═════ Stored rows
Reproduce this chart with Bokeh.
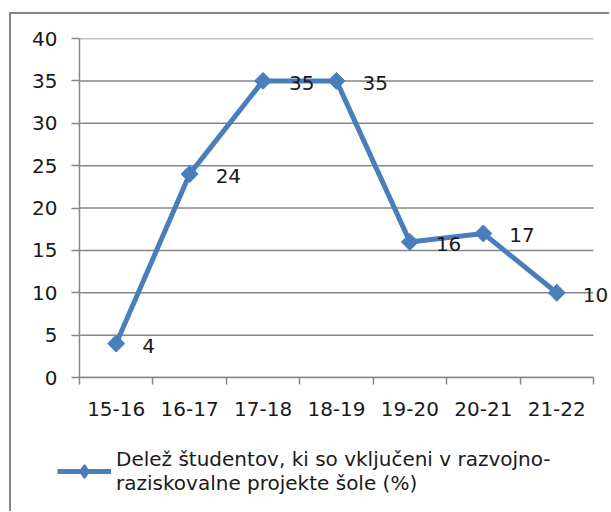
import math
from bokeh.plotting import figure
from bokeh.layouts import column
from bokeh.models import (ColumnDataSource, FixedTicker, Range1d, Legend, LegendItem, LabelSet)
from bokeh.core.properties import value
from bokeh.embed import file_html
from bokeh.resources import INLINE

categories = ["15-16", "16-17", "17-18", "18-19", "19-20", "20-21", "21-22"]
values = [4, 24, 35, 35, 16, 17, 10]
y_ticks = [0, 5, 10, 15, 20, 25, 30, 35, 40]
series_name = "Delež študentov, ki so vključeni v razvojno-\nraziskovalne projekte šole (%)"

FONT = "DejaVu Sans"
BLUE = "#4A7EBB"
GRAY = "#868686"
TXT = "#1a1a1a"

n = len(categories)
xs = [i + 0.5 for i in range(n)]
src = ColumnDataSource(dict(x=xs, y=values, lab=[str(v) for v in values]))

FW = 530
p = figure(output_backend="svg", toolbar_location=None,
           x_range=Range1d(0, n * FW / 512), y_range=Range1d(0, 40),
           min_border_left=68, min_border_top=24, min_border_right=0, min_border_bottom=61,
           frame_width=FW, frame_height=337)
p.margin = (12, 0, 0, 9)
p.styles = {"border-top": f"2px solid {GRAY}", "border-left": f"2px solid {GRAY}"}
p.outline_line_color = None
p.background_fill_color = "white"
p.border_fill_color = "white"

# x axis
p.xaxis.ticker = FixedTicker(ticks=xs, minor_ticks=list(range(n + 1)))
p.xaxis.bounds = (0, n)
p.xaxis.major_label_overrides = {x: c for x, c in zip(xs, categories)}
p.xaxis.major_tick_out = 0
p.xaxis.major_tick_in = 0
p.xaxis.minor_tick_out = 7
p.xaxis.minor_tick_in = 0
p.xaxis.minor_tick_line_color = GRAY
p.xaxis.minor_tick_line_width = 1.5
p.xaxis.axis_line_color = GRAY
p.xaxis.axis_line_width = 1.5
p.xaxis.major_label_standoff = 17
p.xaxis.major_label_text_font = FONT
p.xaxis.major_label_text_font_size = "20px"
p.xaxis.major_label_text_color = TXT
p.xgrid.visible = False

# y axis
p.yaxis.ticker = FixedTicker(ticks=y_ticks, minor_ticks=[])
p.yaxis.major_tick_out = 8
p.yaxis.major_tick_in = 0
p.yaxis.major_tick_line_color = GRAY
p.yaxis.major_tick_line_width = 1.5
p.yaxis.axis_line_color = GRAY
p.yaxis.axis_line_width = 1.5
p.yaxis.major_label_standoff = 14
p.yaxis.major_label_text_font = FONT
p.yaxis.major_label_text_font_size = "20px"
p.yaxis.major_label_text_color = TXT
p.ygrid.visible = False

# horizontal grid lines over the category span only
p.segment(x0=[0] * len(y_ticks), x1=[n] * len(y_ticks), y0=y_ticks, y1=y_ticks,
          line_color=GRAY, line_width=1.5)

ln = p.line("x", "y", source=src, line_color=BLUE, line_width=5)
mk = p.scatter("x", "y", source=src, marker="square", angle=math.pi / 4, size=12,
               fill_color=BLUE, line_color=BLUE)

labels = LabelSet(x="x", y="y", text="lab", source=src, x_offset=26, y_offset=-2,
                  text_baseline="middle", text_align="left",
                  text_font=value(FONT), text_font_size="20px", text_color=TXT)
p.add_layout(labels)

# legend strip below the chart (series renderers lie outside this strip's ranges)
p2 = figure(output_backend="svg", toolbar_location=None, x_axis_type=None, y_axis_type=None,
            x_range=Range1d(-100, -99), y_range=Range1d(-100, -99),
            frame_width=598, frame_height=75, min_border=0)
p2.margin = (0, 0, 0, 9)
p2.styles = {"border-left": f"2px solid {GRAY}"}
p2.outline_line_color = None
p2.grid.visible = False
p2.background_fill_color = "white"
p2.border_fill_color = "white"
lg_ln = p2.line("x", "y", source=src, line_color=BLUE, line_width=5)
lg_mk = p2.scatter("x", "y", source=src, marker="diamond", size=17,
                   fill_color=BLUE, line_color=BLUE, line_width=2)
legend = Legend(items=[LegendItem(label=series_name, renderers=[lg_ln, lg_mk])],
                location=(46, 16), orientation="vertical",
                border_line_color=None, background_fill_alpha=0,
                padding=0, margin=0, glyph_width=54, glyph_height=32,
                label_standoff=5, label_text_font=FONT, label_text_font_size="20px",
                label_text_color=TXT, label_text_line_height=1.3)
p2.add_layout(legend, "center")

layout = column(p, p2, spacing=0)
open("out.html", "w").write(file_html(layout, INLINE))
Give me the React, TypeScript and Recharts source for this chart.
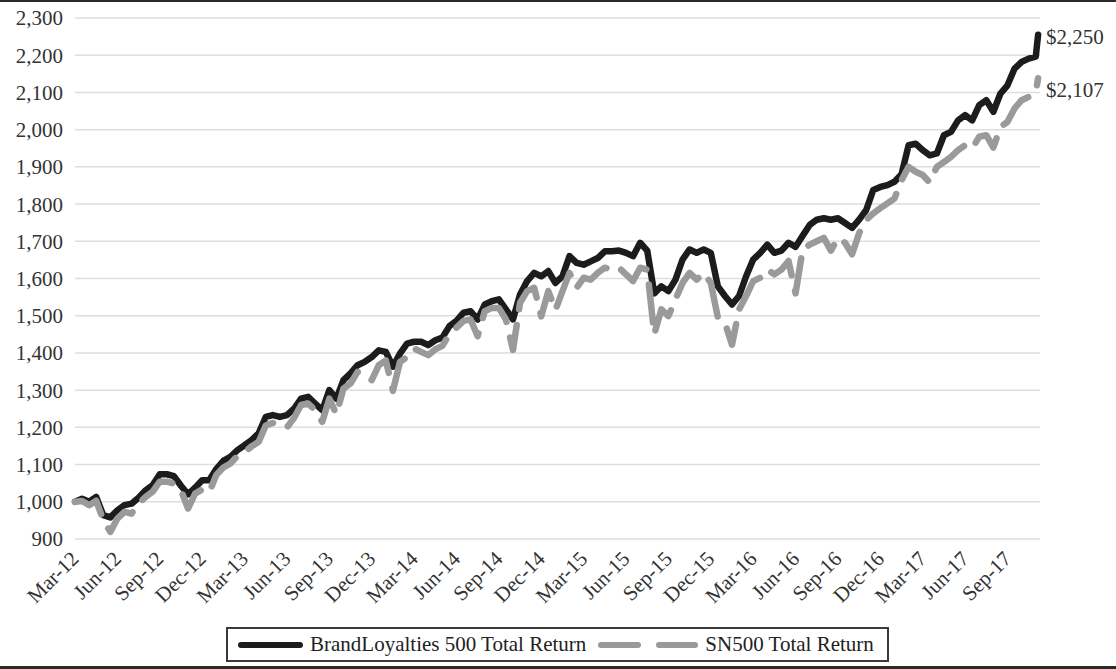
import React from 'react';
import { LineChart, Line, XAxis, YAxis, CartesianGrid, Legend, ReferenceDot } from 'recharts';

const FONT = '"Liberation Serif", "Times New Roman", serif';
const FS = 21;

const seriesNames = ['BrandLoyalties 500 Total Return', 'SN500 Total Return'];
const seriesColors = ['#1c1c1c', '#9a9a9a'];

const dates = [
  '2012-03-01','2012-03-16','2012-04-01','2012-04-16','2012-05-01','2012-05-16','2012-06-01','2012-06-16','2012-07-01','2012-07-16','2012-08-01','2012-08-16','2012-09-01','2012-09-16','2012-10-01','2012-10-16','2012-11-01','2012-11-16','2012-12-01','2012-12-16',
  '2013-01-01','2013-01-16','2013-02-01','2013-02-16','2013-03-01','2013-03-16','2013-04-01','2013-04-16','2013-05-01','2013-05-16','2013-06-01','2013-06-16','2013-07-01','2013-07-16','2013-08-01','2013-08-16','2013-09-01','2013-09-16','2013-10-01','2013-10-16','2013-11-01','2013-11-16','2013-12-01','2013-12-16',
  '2014-01-01','2014-01-16','2014-02-01','2014-02-16','2014-03-01','2014-03-16','2014-04-01','2014-04-16','2014-05-01','2014-05-16','2014-06-01','2014-06-16','2014-07-01','2014-07-16','2014-08-01','2014-08-16','2014-09-01','2014-09-16','2014-10-01','2014-10-16','2014-11-01','2014-11-16','2014-12-01','2014-12-16',
  '2015-01-01','2015-01-16','2015-02-01','2015-02-16','2015-03-01','2015-03-16','2015-04-01','2015-04-16','2015-05-01','2015-05-16','2015-06-01','2015-06-16','2015-07-01','2015-07-16','2015-08-01','2015-08-16','2015-09-01','2015-09-16','2015-10-01','2015-10-16','2015-11-01','2015-11-16','2015-12-01','2015-12-16',
  '2016-01-01','2016-01-16','2016-02-01','2016-02-16','2016-03-01','2016-03-16','2016-04-01','2016-04-16','2016-05-01','2016-05-16','2016-06-01','2016-06-16','2016-07-01','2016-07-16','2016-08-01','2016-08-16','2016-09-01','2016-09-16','2016-10-01','2016-10-16','2016-11-01','2016-11-16','2016-12-01','2016-12-16',
  '2017-01-01','2017-01-16','2017-02-01','2017-02-16','2017-03-01','2017-03-16','2017-04-01','2017-04-16','2017-05-01','2017-05-16','2017-06-01','2017-06-16','2017-07-01','2017-07-16','2017-08-01','2017-08-16','2017-09-01','2017-09-16','2017-10-01','2017-10-16','2017-11-01','2017-11-06',
];

const brandLoyalties = [
  1000, 1008, 1000, 1013, 964, 958, 977, 991, 995, 1011, 1031, 1045, 1074, 1074, 1069, 1043, 1020, 1038, 1058, 1058,
  1088, 1110, 1121, 1139, 1152, 1166, 1184, 1228, 1233, 1228, 1233, 1250, 1277, 1282, 1264, 1246, 1300, 1277, 1327, 1345, 1367, 1376, 1389, 1407,
  1403, 1363, 1398, 1425, 1430, 1430, 1421, 1434, 1441, 1472, 1486, 1508, 1512, 1490, 1530, 1539, 1544, 1517, 1490, 1557, 1593, 1615, 1606, 1620,
  1588, 1606, 1660, 1642, 1637, 1646, 1655, 1673, 1673, 1675, 1669, 1660, 1696, 1675, 1560, 1579, 1566, 1597, 1651, 1678, 1669, 1678, 1669, 1579,
  1553, 1530, 1553, 1606, 1651, 1669, 1691, 1669, 1675, 1696, 1685, 1715, 1744, 1758, 1762, 1758, 1762, 1749, 1736, 1758, 1784, 1838, 1846, 1851,
  1860, 1880, 1958, 1962, 1945, 1931, 1936, 1985, 1994, 2025, 2039, 2025, 2066, 2079, 2048, 2097, 2119, 2164, 2182, 2191, 2196, 2255,
];

const sn500 = [
  1000, 1002, 991, 1003, 951, 919, 955, 973, 968, 995, 1013, 1027, 1054, 1054, 1049, 1031, 982, 1022, 1033, 1025,
  1072, 1092, 1103, 1123, 1134, 1149, 1161, 1205, 1212, 1205, 1200, 1225, 1260, 1264, 1246, 1215, 1277, 1235, 1304, 1318, 1349, 1340, 1327, 1367,
  1380, 1298, 1376, 1389, 1412, 1403, 1394, 1410, 1419, 1450, 1468, 1486, 1490, 1445, 1512, 1521, 1521, 1490, 1408, 1535, 1566, 1575, 1498, 1566,
  1515, 1566, 1615, 1575, 1602, 1597, 1615, 1629, 1624, 1629, 1611, 1593, 1629, 1624, 1450, 1517, 1499, 1544, 1588, 1615, 1597, 1615, 1588, 1495,
  1481, 1422, 1517, 1553, 1593, 1602, 1624, 1611, 1624, 1647, 1560, 1678, 1691, 1700, 1709, 1675, 1709, 1696, 1665, 1722, 1758, 1775, 1789, 1802,
  1815, 1864, 1900, 1887, 1878, 1858, 1900, 1913, 1927, 1945, 1958, 1949, 1981, 1985, 1952, 2007, 2021, 2057, 2079, 2088, 2101, 2138,
];

const xTickLabels = ['Mar-12','Jun-12','Sep-12','Dec-12','Mar-13','Jun-13','Sep-13','Dec-13','Mar-14','Jun-14','Sep-14','Dec-14','Mar-15','Jun-15','Sep-15','Dec-15','Mar-16','Jun-16','Sep-16','Dec-16','Mar-17','Jun-17','Sep-17'];
const xTickMonths = [0, 3, 6, 9, 12, 15, 18, 21, 24, 27, 30, 33, 36, 39, 42, 45, 48, 51, 54, 57, 60, 63, 66];
const yTicks = [900, 1000, 1100, 1200, 1300, 1400, 1500, 1600, 1700, 1800, 1900, 2000, 2100, 2200, 2300];
const endValues = [2250, 2107];
const endLabels = ['$2,250', '$2,107'];

const monthOffset = (s: string) => {
  const [y, mo, d] = s.split('-').map(Number);
  return (y - 2012) * 12 + (mo - 3) + (d - 1) / 30;
};

const data = dates.map((d, i) => ({
  date: d,
  m: monthOffset(d),
  bl: brandLoyalties[i],
  sn: sn500[i],
}));
const lastM = data[data.length - 1].m;

const XTick = (props: any) => {
  const { x, y, payload } = props;
  const idx = xTickMonths.indexOf(payload.value);
  const tx = x + 5;
  const ty = y + 13;
  return (
    <text x={tx} y={ty} textAnchor="end" transform={`rotate(-45, ${tx}, ${ty})`} fontFamily={FONT} fontSize={FS} fill="#333">
      {xTickLabels[idx]}
    </text>
  );
};

const LegendBox = () => (
  <div
    style={{
      width: 663,
      height: 35,
      boxSizing: 'border-box',
      border: '2px solid #3a3a3a',
      display: 'flex',
      alignItems: 'center',
      fontFamily: FONT,
      fontSize: FS,
      color: '#222',
      background: '#fff',
      whiteSpace: 'nowrap',
    }}
  >
    <svg width={65} height={10} style={{ marginLeft: 10 }}>
      <line x1={3} y1={5} x2={62} y2={5} stroke={seriesColors[0]} strokeWidth={6} strokeLinecap="round" />
    </svg>
    <span style={{ marginLeft: 7 }}>{seriesNames[0]}</span>
    <svg width={100} height={10} style={{ marginLeft: 12 }}>
      <line x1={3} y1={5} x2={40} y2={5} stroke={seriesColors[1]} strokeWidth={6} strokeLinecap="round" />
      <line x1={61} y1={5} x2={97} y2={5} stroke={seriesColors[1]} strokeWidth={6} strokeLinecap="round" />
    </svg>
    <span style={{ marginLeft: 7 }}>{seriesNames[1]}</span>
  </div>
);

export default function App() {
  return (
    <div style={{ position: 'absolute', left: 0, top: 0, width: 1116, height: 669, background: '#fff', overflow: 'hidden' }}>
      <div style={{ position: 'absolute', left: 0, top: 0, width: 1116, height: 2, background: '#2a2a2a' }} />
      <div style={{ position: 'absolute', left: 0, top: 666, width: 1116, height: 3, background: '#2a2a2a' }} />
      <LineChart width={1116} height={669} data={data} margin={{ top: 18, right: 76, bottom: 40, left: 10 }}>
        <CartesianGrid vertical={false} stroke="#dedede" strokeWidth={1.5} />
        <XAxis
          type="number"
          dataKey="m"
          domain={[0, 68.3]}
          ticks={xTickMonths}
          interval={0}
          axisLine={false}
          tickLine={false}
          height={90}
          tick={<XTick />}
        />
        <YAxis
          domain={[900, 2300]}
          ticks={yTicks}
          interval={0}
          axisLine={false}
          tickLine={false}
          width={65}
          tickMargin={6}
          tickFormatter={(v: number) => v.toLocaleString('en-US')}
          tick={{ fontFamily: FONT, fontSize: FS, fill: '#333' }}
        />
        <Line
          type="linear"
          dataKey="bl"
          name={seriesNames[0]}
          stroke={seriesColors[0]}
          strokeWidth={6.5}
          strokeLinejoin="round"
          strokeLinecap="round"
          dot={false}
          isAnimationActive={false}
        />
        <Line
          type="linear"
          dataKey="sn"
          name={seriesNames[1]}
          stroke={seriesColors[1]}
          strokeWidth={6.5}
          strokeDasharray="38 16"
          strokeLinejoin="round"
          strokeLinecap="round"
          dot={false}
          isAnimationActive={false}
        />
        {endValues.map((v, i) => (
          <ReferenceDot
            key={i}
            x={lastM}
            y={v}
            r={0}
            fill="none"
            stroke="none"
            label={{ value: endLabels[i], position: 'right', offset: 8, fontFamily: FONT, fontSize: FS, fill: '#333' }}
          />
        ))}
        <Legend
          layout="vertical"
          align="center"
          verticalAlign="middle"
          wrapperStyle={{ left: 226, top: 627, width: 663, height: 35 }}
          content={() => <LegendBox />}
        />
      </LineChart>
    </div>
  );
}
══════════
Task brief = Copy the lines above exactly, starting with the line that contains "Give me the" and ending with the line that contains "const seriesColors = ['#1c1c1c', '#9a9a9a'];", and leave out any pictures.

Reply to the exercise =
Give me the React, TypeScript and Recharts source for this chart.
import React from 'react';
import { LineChart, Line, XAxis, YAxis, CartesianGrid, Legend, ReferenceDot } from 'recharts';

const FONT = '"Liberation Serif", "Times New Roman", serif';
const FS = 21;

const seriesNames = ['BrandLoyalties 500 Total Return', 'SN500 Total Return'];
const seriesColors = ['#1c1c1c', '#9a9a9a'];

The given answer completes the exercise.